SHORT TASK
Each line containing the word "Output" must be reported.

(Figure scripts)
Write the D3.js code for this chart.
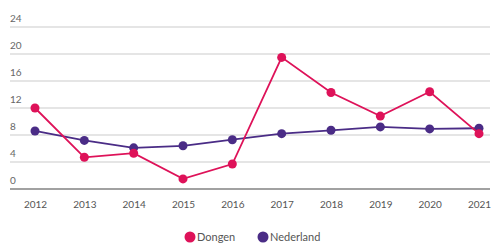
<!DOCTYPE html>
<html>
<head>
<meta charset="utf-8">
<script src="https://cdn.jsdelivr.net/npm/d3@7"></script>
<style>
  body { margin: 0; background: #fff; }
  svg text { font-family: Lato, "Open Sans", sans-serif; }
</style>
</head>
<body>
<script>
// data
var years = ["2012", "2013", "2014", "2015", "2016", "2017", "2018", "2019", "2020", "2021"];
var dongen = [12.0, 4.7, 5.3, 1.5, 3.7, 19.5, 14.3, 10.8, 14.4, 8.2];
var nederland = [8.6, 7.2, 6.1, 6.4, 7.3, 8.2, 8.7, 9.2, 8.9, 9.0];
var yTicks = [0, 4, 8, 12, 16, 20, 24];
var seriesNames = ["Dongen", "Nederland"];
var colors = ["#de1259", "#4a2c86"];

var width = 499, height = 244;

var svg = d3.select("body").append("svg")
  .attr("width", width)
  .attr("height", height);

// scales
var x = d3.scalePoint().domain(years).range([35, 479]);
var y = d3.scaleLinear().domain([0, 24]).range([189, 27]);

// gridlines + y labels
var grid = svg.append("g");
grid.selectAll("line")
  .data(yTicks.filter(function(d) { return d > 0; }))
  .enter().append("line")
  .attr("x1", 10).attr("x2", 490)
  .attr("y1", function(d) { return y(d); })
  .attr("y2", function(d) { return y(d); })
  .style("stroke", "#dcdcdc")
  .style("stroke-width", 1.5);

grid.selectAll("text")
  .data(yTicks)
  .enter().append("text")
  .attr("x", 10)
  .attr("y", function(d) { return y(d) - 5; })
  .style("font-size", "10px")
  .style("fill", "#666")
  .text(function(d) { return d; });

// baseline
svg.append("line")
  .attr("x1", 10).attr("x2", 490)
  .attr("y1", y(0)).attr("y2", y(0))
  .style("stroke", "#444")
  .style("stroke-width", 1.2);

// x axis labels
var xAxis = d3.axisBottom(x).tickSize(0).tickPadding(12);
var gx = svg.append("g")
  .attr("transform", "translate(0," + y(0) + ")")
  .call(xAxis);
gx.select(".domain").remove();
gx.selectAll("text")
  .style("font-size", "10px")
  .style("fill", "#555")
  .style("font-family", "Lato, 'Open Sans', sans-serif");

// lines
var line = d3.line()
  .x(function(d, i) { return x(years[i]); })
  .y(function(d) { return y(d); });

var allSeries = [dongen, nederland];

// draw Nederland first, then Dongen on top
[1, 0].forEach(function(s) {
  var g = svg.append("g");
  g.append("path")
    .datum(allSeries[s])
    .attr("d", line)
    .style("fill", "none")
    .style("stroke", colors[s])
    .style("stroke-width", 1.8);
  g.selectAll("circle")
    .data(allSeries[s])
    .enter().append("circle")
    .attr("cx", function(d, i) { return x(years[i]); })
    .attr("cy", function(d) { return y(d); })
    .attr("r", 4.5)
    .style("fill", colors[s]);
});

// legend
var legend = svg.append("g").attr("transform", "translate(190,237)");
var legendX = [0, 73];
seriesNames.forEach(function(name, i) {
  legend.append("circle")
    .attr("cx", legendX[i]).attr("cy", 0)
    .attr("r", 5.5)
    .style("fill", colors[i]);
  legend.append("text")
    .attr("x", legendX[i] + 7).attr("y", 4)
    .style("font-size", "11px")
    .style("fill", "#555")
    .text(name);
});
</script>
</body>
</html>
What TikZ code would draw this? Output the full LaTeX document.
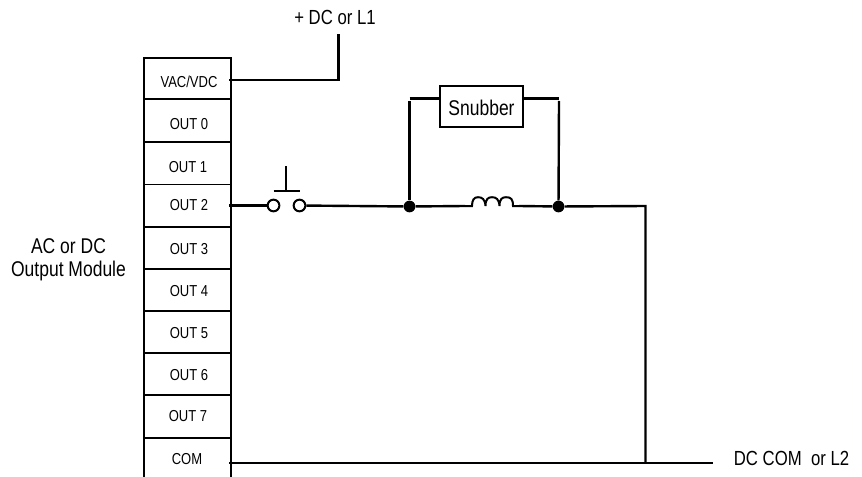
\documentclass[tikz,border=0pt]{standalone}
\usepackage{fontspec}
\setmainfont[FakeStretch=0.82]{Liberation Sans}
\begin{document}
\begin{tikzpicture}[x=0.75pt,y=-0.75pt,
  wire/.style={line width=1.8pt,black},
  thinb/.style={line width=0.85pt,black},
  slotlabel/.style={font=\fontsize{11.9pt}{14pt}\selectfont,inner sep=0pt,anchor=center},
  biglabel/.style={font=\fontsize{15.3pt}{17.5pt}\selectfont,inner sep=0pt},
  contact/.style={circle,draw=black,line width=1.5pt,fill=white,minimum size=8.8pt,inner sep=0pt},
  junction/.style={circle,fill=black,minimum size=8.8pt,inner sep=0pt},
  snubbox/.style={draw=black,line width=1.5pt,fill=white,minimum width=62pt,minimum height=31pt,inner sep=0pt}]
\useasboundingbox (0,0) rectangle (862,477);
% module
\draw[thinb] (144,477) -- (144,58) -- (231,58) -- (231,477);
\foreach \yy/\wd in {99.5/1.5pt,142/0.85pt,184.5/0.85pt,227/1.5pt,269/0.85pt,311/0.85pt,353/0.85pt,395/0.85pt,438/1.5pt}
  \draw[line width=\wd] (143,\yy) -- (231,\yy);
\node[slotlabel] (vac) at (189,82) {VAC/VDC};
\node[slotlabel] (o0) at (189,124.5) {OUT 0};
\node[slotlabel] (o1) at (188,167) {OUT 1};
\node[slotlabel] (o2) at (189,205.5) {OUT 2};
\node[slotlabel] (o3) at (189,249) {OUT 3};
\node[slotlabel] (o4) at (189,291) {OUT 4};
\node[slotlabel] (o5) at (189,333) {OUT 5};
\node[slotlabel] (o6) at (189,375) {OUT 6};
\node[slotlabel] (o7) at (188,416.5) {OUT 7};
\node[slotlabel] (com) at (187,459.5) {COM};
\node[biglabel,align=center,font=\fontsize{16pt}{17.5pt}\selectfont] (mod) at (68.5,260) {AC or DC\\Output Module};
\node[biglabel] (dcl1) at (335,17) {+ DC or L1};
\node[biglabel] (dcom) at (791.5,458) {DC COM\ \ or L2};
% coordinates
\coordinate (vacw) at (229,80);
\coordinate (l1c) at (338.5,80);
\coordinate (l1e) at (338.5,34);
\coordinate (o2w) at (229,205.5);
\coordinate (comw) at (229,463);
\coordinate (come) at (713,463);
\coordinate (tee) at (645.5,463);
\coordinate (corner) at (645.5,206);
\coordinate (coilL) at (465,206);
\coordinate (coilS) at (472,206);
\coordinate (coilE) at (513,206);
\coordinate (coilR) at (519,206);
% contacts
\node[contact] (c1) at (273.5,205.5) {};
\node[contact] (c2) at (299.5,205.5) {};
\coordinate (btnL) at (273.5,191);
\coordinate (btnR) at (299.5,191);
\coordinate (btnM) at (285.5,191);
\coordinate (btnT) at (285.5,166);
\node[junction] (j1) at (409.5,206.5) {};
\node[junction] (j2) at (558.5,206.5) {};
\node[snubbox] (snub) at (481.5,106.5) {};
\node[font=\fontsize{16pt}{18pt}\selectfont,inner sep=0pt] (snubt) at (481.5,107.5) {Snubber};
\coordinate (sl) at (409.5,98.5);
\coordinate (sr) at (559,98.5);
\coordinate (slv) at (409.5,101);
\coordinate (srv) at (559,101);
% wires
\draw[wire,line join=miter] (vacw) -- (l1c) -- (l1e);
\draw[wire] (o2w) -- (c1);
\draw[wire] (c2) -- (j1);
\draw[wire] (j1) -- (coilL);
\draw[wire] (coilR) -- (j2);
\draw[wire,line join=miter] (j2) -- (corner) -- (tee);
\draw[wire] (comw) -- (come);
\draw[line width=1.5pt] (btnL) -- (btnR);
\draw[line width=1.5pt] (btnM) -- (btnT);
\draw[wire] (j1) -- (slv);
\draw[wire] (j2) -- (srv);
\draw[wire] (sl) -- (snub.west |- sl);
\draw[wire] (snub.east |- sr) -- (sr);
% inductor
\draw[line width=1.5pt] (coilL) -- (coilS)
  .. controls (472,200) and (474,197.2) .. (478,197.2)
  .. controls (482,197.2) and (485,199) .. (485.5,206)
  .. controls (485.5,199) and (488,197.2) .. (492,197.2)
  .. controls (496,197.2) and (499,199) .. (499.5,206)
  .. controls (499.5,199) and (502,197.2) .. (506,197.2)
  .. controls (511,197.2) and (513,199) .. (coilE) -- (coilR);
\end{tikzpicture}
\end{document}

PROBLEM SOLUTION
What TikZ code would draw this? Output the full LaTeX document.
\node[biglabel,align=center,font=\fontsize{16pt}{17.5pt}\selectfont] (mod) at (68.5,260) {AC or DC\\Output Module};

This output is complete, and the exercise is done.